### Available data
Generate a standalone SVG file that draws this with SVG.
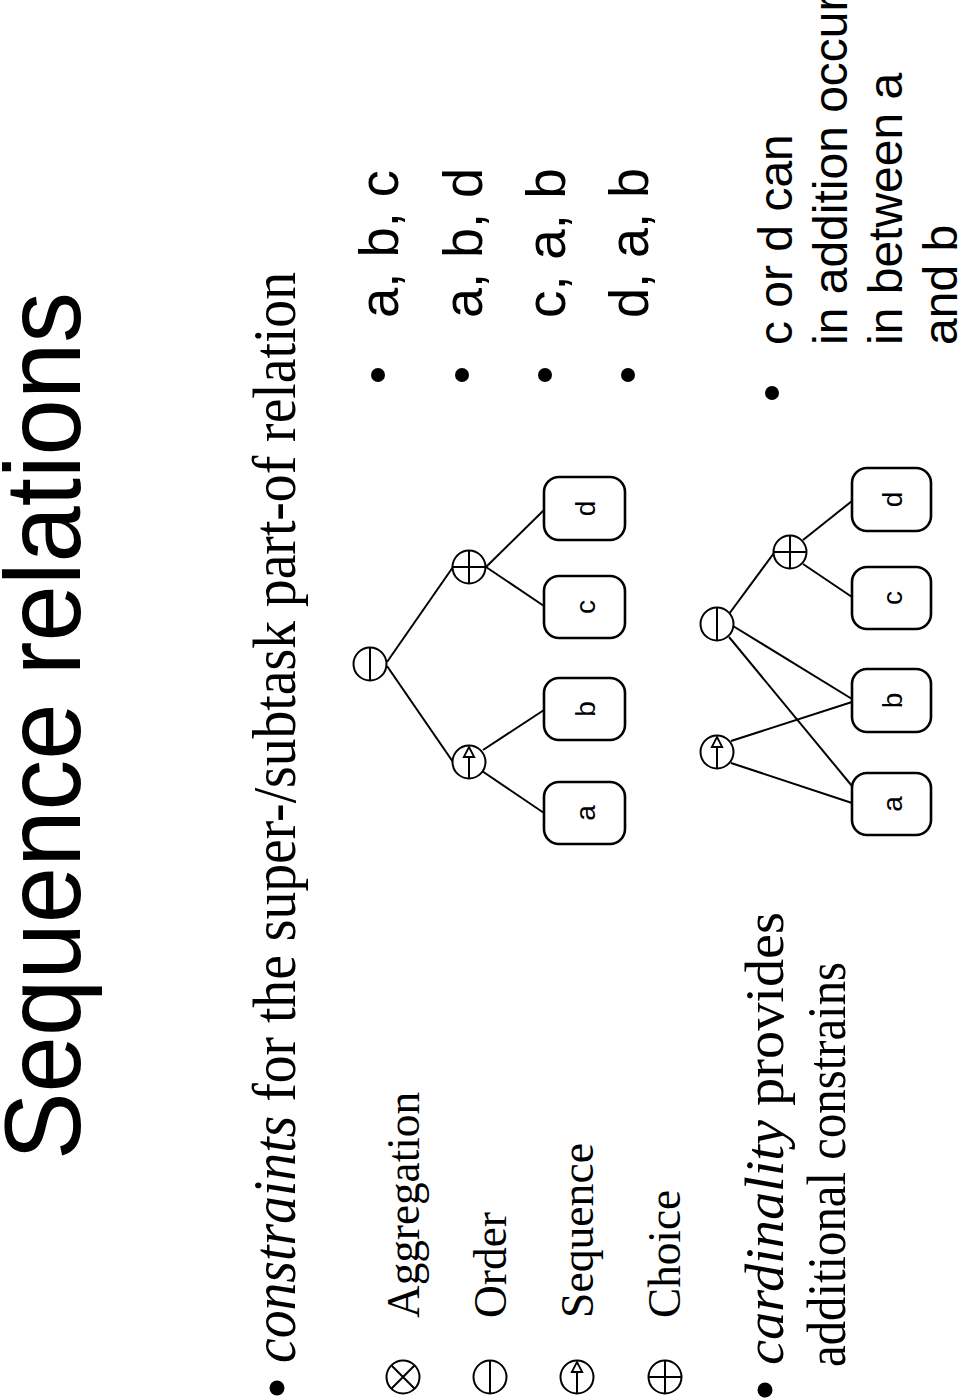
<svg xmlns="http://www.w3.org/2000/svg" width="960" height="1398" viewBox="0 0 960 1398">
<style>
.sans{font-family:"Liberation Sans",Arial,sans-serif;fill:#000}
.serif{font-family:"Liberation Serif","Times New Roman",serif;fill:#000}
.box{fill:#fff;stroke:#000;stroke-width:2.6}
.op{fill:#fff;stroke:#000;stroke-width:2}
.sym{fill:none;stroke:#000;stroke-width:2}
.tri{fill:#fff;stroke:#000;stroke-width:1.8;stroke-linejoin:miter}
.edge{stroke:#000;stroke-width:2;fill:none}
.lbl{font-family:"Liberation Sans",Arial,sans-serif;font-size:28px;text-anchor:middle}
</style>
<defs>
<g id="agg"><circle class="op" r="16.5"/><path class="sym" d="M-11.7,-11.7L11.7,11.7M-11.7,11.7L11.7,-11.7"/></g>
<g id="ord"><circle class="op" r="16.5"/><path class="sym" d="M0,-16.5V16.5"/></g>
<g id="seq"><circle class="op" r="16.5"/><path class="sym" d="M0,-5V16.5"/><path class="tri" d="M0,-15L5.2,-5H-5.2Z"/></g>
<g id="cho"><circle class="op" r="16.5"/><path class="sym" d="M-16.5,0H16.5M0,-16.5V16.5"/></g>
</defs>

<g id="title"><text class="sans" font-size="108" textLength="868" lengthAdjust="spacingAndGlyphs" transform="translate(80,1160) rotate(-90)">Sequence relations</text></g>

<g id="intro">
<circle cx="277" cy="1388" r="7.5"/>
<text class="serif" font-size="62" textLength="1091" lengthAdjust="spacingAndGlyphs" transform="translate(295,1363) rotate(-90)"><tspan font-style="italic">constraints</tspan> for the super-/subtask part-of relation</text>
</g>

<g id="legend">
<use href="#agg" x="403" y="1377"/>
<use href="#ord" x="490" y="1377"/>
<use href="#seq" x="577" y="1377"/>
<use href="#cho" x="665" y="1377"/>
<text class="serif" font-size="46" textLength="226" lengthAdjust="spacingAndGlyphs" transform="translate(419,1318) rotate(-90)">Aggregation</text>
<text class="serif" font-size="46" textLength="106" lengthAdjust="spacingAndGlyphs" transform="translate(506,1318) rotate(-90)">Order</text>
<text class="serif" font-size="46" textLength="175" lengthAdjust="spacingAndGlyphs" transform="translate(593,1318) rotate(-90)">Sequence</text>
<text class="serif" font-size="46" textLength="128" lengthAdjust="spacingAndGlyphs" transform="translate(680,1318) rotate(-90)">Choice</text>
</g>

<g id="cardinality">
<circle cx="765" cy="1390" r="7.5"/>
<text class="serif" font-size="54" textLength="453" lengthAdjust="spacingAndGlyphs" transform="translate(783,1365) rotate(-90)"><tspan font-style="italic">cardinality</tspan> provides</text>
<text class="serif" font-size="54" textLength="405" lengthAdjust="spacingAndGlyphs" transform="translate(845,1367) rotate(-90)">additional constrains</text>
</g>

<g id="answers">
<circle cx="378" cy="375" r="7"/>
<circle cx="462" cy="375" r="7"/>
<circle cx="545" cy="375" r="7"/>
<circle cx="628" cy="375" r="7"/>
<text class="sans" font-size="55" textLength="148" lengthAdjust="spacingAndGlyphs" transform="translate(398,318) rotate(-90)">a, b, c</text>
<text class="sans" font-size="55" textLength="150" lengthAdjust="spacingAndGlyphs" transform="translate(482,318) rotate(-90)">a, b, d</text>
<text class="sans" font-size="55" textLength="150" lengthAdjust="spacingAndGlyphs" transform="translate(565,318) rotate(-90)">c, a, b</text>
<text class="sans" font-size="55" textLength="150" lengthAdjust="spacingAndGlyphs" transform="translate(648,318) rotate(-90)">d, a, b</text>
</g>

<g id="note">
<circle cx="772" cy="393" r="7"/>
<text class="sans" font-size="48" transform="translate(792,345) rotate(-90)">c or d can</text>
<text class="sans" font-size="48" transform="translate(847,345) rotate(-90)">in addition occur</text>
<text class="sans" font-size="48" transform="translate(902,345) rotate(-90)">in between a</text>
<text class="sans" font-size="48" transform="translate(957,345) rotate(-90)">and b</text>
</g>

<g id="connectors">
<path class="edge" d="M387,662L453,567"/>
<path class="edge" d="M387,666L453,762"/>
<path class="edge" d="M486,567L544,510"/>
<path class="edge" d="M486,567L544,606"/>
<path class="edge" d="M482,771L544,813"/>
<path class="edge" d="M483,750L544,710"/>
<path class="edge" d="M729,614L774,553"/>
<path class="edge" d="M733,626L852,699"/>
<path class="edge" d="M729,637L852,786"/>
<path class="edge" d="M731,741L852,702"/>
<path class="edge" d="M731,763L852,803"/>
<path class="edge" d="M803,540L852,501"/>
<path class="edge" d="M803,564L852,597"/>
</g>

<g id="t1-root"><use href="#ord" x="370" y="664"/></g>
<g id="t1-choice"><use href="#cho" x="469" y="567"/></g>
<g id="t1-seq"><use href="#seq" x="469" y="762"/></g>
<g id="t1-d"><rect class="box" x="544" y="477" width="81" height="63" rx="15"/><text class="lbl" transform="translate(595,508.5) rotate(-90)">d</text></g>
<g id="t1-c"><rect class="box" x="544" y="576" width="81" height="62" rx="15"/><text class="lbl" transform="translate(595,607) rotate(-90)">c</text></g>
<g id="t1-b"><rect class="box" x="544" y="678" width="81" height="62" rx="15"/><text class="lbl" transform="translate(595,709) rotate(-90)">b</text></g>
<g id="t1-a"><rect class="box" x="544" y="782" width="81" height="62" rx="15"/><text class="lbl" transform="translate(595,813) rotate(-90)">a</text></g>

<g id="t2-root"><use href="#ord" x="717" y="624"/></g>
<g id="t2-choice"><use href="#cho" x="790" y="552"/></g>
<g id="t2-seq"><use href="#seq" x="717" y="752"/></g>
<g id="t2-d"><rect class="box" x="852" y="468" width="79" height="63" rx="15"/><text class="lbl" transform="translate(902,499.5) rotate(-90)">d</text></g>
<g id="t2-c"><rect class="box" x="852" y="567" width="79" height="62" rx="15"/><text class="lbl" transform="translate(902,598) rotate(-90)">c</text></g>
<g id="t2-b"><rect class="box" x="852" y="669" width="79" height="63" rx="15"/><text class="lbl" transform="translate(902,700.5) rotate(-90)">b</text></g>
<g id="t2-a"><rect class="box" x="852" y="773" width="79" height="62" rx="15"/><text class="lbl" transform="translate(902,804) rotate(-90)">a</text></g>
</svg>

### Exercise brief
Every line of the material is to be quoted exactly, with no pictures carried over.

### Written response
Generate a standalone SVG file that draws this with SVG.
<svg xmlns="http://www.w3.org/2000/svg" width="960" height="1398" viewBox="0 0 960 1398">
<style>
.sans{font-family:"Liberation Sans",Arial,sans-serif;fill:#000}
.serif{font-family:"Liberation Serif","Times New Roman",serif;fill:#000}
.box{fill:#fff;stroke:#000;stroke-width:2.6}
.op{fill:#fff;stroke:#000;stroke-width:2}
.sym{fill:none;stroke:#000;stroke-width:2}
.tri{fill:#fff;stroke:#000;stroke-width:1.8;stroke-linejoin:miter}
.edge{stroke:#000;stroke-width:2;fill:none}
.lbl{font-family:"Liberation Sans",Arial,sans-serif;font-size:28px;text-anchor:middle}
</style>
<defs>
<g id="agg"><circle class="op" r="16.5"/><path class="sym" d="M-11.7,-11.7L11.7,11.7M-11.7,11.7L11.7,-11.7"/></g>
<g id="ord"><circle class="op" r="16.5"/><path class="sym" d="M0,-16.5V16.5"/></g>
<g id="seq"><circle class="op" r="16.5"/><path class="sym" d="M0,-5V16.5"/><path class="tri" d="M0,-15L5.2,-5H-5.2Z"/></g>
<g id="cho"><circle class="op" r="16.5"/><path class="sym" d="M-16.5,0H16.5M0,-16.5V16.5"/></g>
</defs>

<g id="title"><text class="sans" font-size="108" textLength="868" lengthAdjust="spacingAndGlyphs" transform="translate(80,1160) rotate(-90)">Sequence relations</text></g>

<g id="intro">
<circle cx="277" cy="1388" r="7.5"/>
<text class="serif" font-size="62" textLength="1091" lengthAdjust="spacingAndGlyphs" transform="translate(295,1363) rotate(-90)"><tspan font-style="italic">constraints</tspan> for the super-/subtask part-of relation</text>
</g>

<g id="legend">
<use href="#agg" x="403" y="1377"/>
<use href="#ord" x="490" y="1377"/>
<use href="#seq" x="577" y="1377"/>
<use href="#cho" x="665" y="1377"/>
<text class="serif" font-size="46" textLength="226" lengthAdjust="spacingAndGlyphs" transform="translate(419,1318) rotate(-90)">Aggregation</text>
<text class="serif" font-size="46" textLength="106" lengthAdjust="spacingAndGlyphs" transform="translate(506,1318) rotate(-90)">Order</text>
<text class="serif" font-size="46" textLength="175" lengthAdjust="spacingAndGlyphs" transform="translate(593,1318) rotate(-90)">Sequence</text>
<text class="serif" font-size="46" textLength="128" lengthAdjust="spacingAndGlyphs" transform="translate(680,1318) rotate(-90)">Choice</text>
</g>

<g id="cardinality">
<circle cx="765" cy="1390" r="7.5"/>
<text class="serif" font-size="54" textLength="453" lengthAdjust="spacingAndGlyphs" transform="translate(783,1365) rotate(-90)"><tspan font-style="italic">cardinality</tspan> provides</text>
<text class="serif" font-size="54" textLength="405" lengthAdjust="spacingAndGlyphs" transform="translate(845,1367) rotate(-90)">additional constrains</text>
</g>

<g id="answers">
<circle cx="378" cy="375" r="7"/>
<circle cx="462" cy="375" r="7"/>
<circle cx="545" cy="375" r="7"/>
<circle cx="628" cy="375" r="7"/>
<text class="sans" font-size="55" textLength="148" lengthAdjust="spacingAndGlyphs" transform="translate(398,318) rotate(-90)">a, b, c</text>
<text class="sans" font-size="55" textLength="150" lengthAdjust="spacingAndGlyphs" transform="translate(482,318) rotate(-90)">a, b, d</text>
<text class="sans" font-size="55" textLength="150" lengthAdjust="spacingAndGlyphs" transform="translate(565,318) rotate(-90)">c, a, b</text>
<text class="sans" font-size="55" textLength="150" lengthAdjust="spacingAndGlyphs" transform="translate(648,318) rotate(-90)">d, a, b</text>
</g>

<g id="note">
<circle cx="772" cy="393" r="7"/>
<text class="sans" font-size="48" transform="translate(792,345) rotate(-90)">c or d can</text>
<text class="sans" font-size="48" transform="translate(847,345) rotate(-90)">in addition occur</text>
<text class="sans" font-size="48" transform="translate(902,345) rotate(-90)">in between a</text>
<text class="sans" font-size="48" transform="translate(957,345) rotate(-90)">and b</text>
</g>

<g id="connectors">
<path class="edge" d="M387,662L453,567"/>
<path class="edge" d="M387,666L453,762"/>
<path class="edge" d="M486,567L544,510"/>
<path class="edge" d="M486,567L544,606"/>
<path class="edge" d="M482,771L544,813"/>
<path class="edge" d="M483,750L544,710"/>
<path class="edge" d="M729,614L774,553"/>
<path class="edge" d="M733,626L852,699"/>
<path class="edge" d="M729,637L852,786"/>
<path class="edge" d="M731,741L852,702"/>
<path class="edge" d="M731,763L852,803"/>
<path class="edge" d="M803,540L852,501"/>
<path class="edge" d="M803,564L852,597"/>
</g>

<g id="t1-root"><use href="#ord" x="370" y="664"/></g>
<g id="t1-choice"><use href="#cho" x="469" y="567"/></g>
<g id="t1-seq"><use href="#seq" x="469" y="762"/></g>
<g id="t1-d"><rect class="box" x="544" y="477" width="81" height="63" rx="15"/><text class="lbl" transform="translate(595,508.5) rotate(-90)">d</text></g>
<g id="t1-c"><rect class="box" x="544" y="576" width="81" height="62" rx="15"/><text class="lbl" transform="translate(595,607) rotate(-90)">c</text></g>
<g id="t1-b"><rect class="box" x="544" y="678" width="81" height="62" rx="15"/><text class="lbl" transform="translate(595,709) rotate(-90)">b</text></g>
<g id="t1-a"><rect class="box" x="544" y="782" width="81" height="62" rx="15"/><text class="lbl" transform="translate(595,813) rotate(-90)">a</text></g>

<g id="t2-root"><use href="#ord" x="717" y="624"/></g>
<g id="t2-choice"><use href="#cho" x="790" y="552"/></g>
<g id="t2-seq"><use href="#seq" x="717" y="752"/></g>
<g id="t2-d"><rect class="box" x="852" y="468" width="79" height="63" rx="15"/><text class="lbl" transform="translate(902,499.5) rotate(-90)">d</text></g>
<g id="t2-c"><rect class="box" x="852" y="567" width="79" height="62" rx="15"/><text class="lbl" transform="translate(902,598) rotate(-90)">c</text></g>
<g id="t2-b"><rect class="box" x="852" y="669" width="79" height="63" rx="15"/><text class="lbl" transform="translate(902,700.5) rotate(-90)">b</text></g>
<g id="t2-a"><rect class="box" x="852" y="773" width="79" height="62" rx="15"/><text class="lbl" transform="translate(902,804) rotate(-90)">a</text></g>
</svg>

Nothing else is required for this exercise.